As a matter of course, this means all classified employees in Louisiana should be able to opt out. For example, if every employee at a clerk’s office refused, the clerk himself, even if he objected on religious grounds, would have to perform the task regardless, not only to avoid undue hardship in duty performance by the agency, but also because as an unclassified employee he does not have the same protections in employment. Of course, if at least one employee did not object while the clerk did, issuance still would occur.
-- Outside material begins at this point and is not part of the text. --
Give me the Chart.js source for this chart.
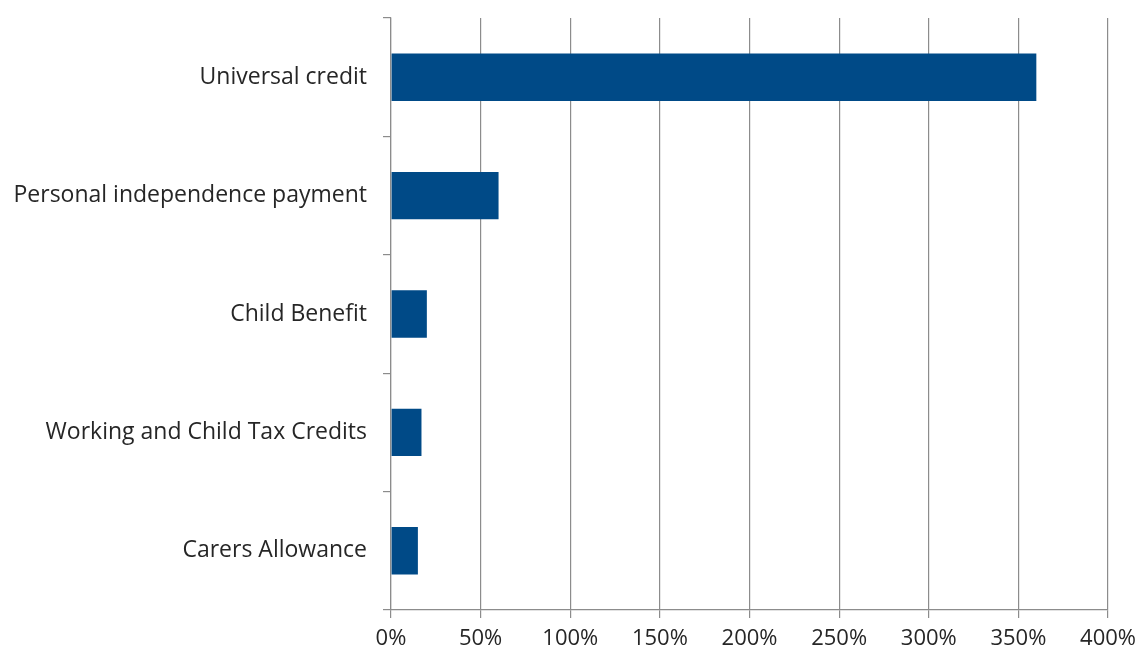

Whether this will satisfy the increasingly intolerant advocates of extinguishing from the culture any kind of moral approbation against those who practice homosexuality is another matter. They certainly did not take kindly to Jindal’s issuance this spring of an executive order that would prohibit the state from retaliating against people and both for-profit and non-profit entities acting in accordance with their religious beliefs on marriage, by such things as withholding state benefits or commerce, causing differential tax treatment, or by denying forms of licensure. That has culminated in a lawsuit claiming that Jindal usurped legislative authority in doing this and it would have the practical effect of, the plaintiffs argue, sanctioning discrimination because they allege it would not apply to those who accept same sex marriage.



There’s disingenuousness in this attempt, because as sure as the sun rises had the bill sponsored by state Rep. Mike Johnson on which the order was based passed into law, there would have been a suit on different grounds against it. And desperation is part of this as well, for as Johnson notes it’s a weak case; just because the order does not mean that the state will not retaliate against believers in traditional marriage, its presence does not mean that the state automatically will retaliate against believers in non-traditional marriages, such as same sex, polygamist, incestuous, interspecies, or what have you. Alternatively, an identical order including beliefs about other arrangements could be issued or appended to the existing one.



Still, the offensive illustrates the escalating bullying against culturally conservative beliefs about sexual self-identification, where zealots show zero tolerance to those who equate committing homosexual acts with immorality. According to their Sharia, it is not just that only those who believe in this cannot use the policy-making process to have government prevent the endorsement of the proscribed acts, but also that they be branded as unworthy, lesser people who must be made to understand, if not accept, that this view makes them bad people and cannot be tolerated to exist by forcing them to behave in ways endorsing that do not assign homosexual behavior as illegitimate. For to allow even one exception to this party line on the basis of religion grants legitimacy to the idea that to commit homosexual acts is to behave immorally, that it is a competing conceptualization equal in worth to its opposite notion. Deep down, these intolerants cannot stand that they may be judged by some others as committing offensive acts and feel driven to suppress any hint that this view is as fair and reasonable as theirs that there’s nothing wrong with how they act.



Which is why a massive fight brews, for it’s all or nothing to these people and compromising with them is impossible. And the early indications are that Louisiana may turn out to be from where judicial conflicts emanate that could have major constitutional repercussions regarding free exercise of religion.